Bestiality Porn Charge Dropped After Tiger Found To Be Guy In Tiger Suit

Bestiality Porn Charge Dropped After Tiger Found To Be Guy In Tiger Suit

How realistic could that tiger costume have been?!

Andrew Holland, 51, was wrongly accused of possessing bestiality porn in 2009, but charges were dropped 6 months later, when authorities realized that what they thought was a video of a woman and a tiger was actually a video of a woman and a human man in a tiger costume, according to the Independent.

Now, the Welsch bus driver is fighting against the United Kingdom’s “Extreme Pornography Act,” the New Statesman reports.

Officials realized their mistake in Holland’s case when they noticed that the tiger said “That’s grrrrrrreat!” in the manner of Frosted Flakes’ Tony the Tiger. Holland was cleared of a second charge nine months later, when a 6-second-clip that prosecutors said showed violent genital mutilation turned out to be a “spoof” video featuring ketchup and cocktail sausages.

Holland says both videos had been sent to him by friends as jokes, and that even though he was eventually let off the hook, his life was permanently damaged by the accusations.

“I lost my job, I had to move and I ended up having a heart attack with all the stress of it,” he told the Independent. “People were ringing me in the middle of the night. Three young lads turned up at my door and were calling me everything. I was threatened on more than one occasion.”
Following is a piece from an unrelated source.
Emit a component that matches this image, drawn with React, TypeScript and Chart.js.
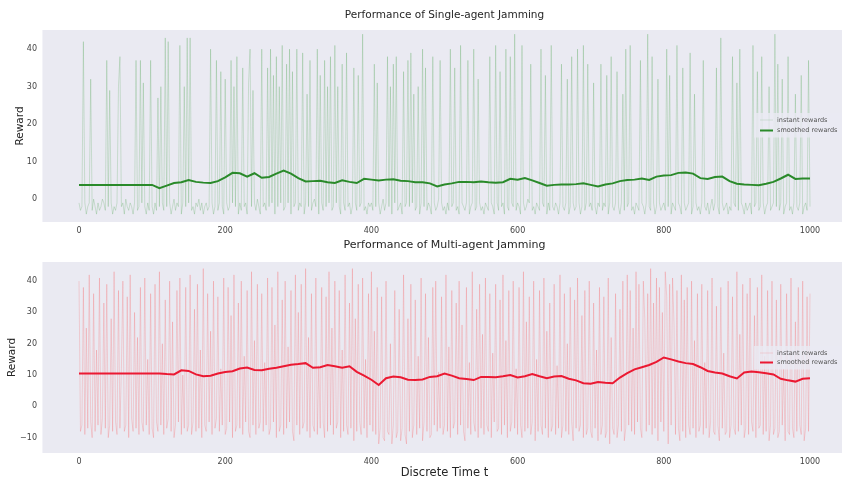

Holland and his legal team want the Crown Prosecution Service to review the Extreme Pornography Act. In a letter sent to the head of the CPS last week, Holland’s lawyers say that none of this would have happened if the U.K.’s Extreme Pornography Act, a measure implemented in 2008, were not so vague.

His attorneys argue that because the law uses “inherently subjective” terms like “grossly offensive” and “disgusting,” it’s not clear what constitutes an “extreme” image under the law:

[Holland’s] case graphically demonstrates that it is not clear how an individual can know whether an individual will be guilty or not of this criminal offense. Mr. Holland was innocent, yet he was persuaded initially to plead guilty. That guilty plea was accepted by the Court and then the Court agreed to vacate the guilty plea. This suggests that there is a lack of understanding on the part of individuals, practitioners and the courts as to the correct scope of this offence.

Backlash, an organization devoted to “defending freedom of sexual expression,” is using Holland’s case as an example of how the Extreme Pornography Act can harm citizens. “It threatens ordinary members of the public who exchange dirty jokes by phone and over the internet,” Backlash spokesman Jon Fuller told the Mirror.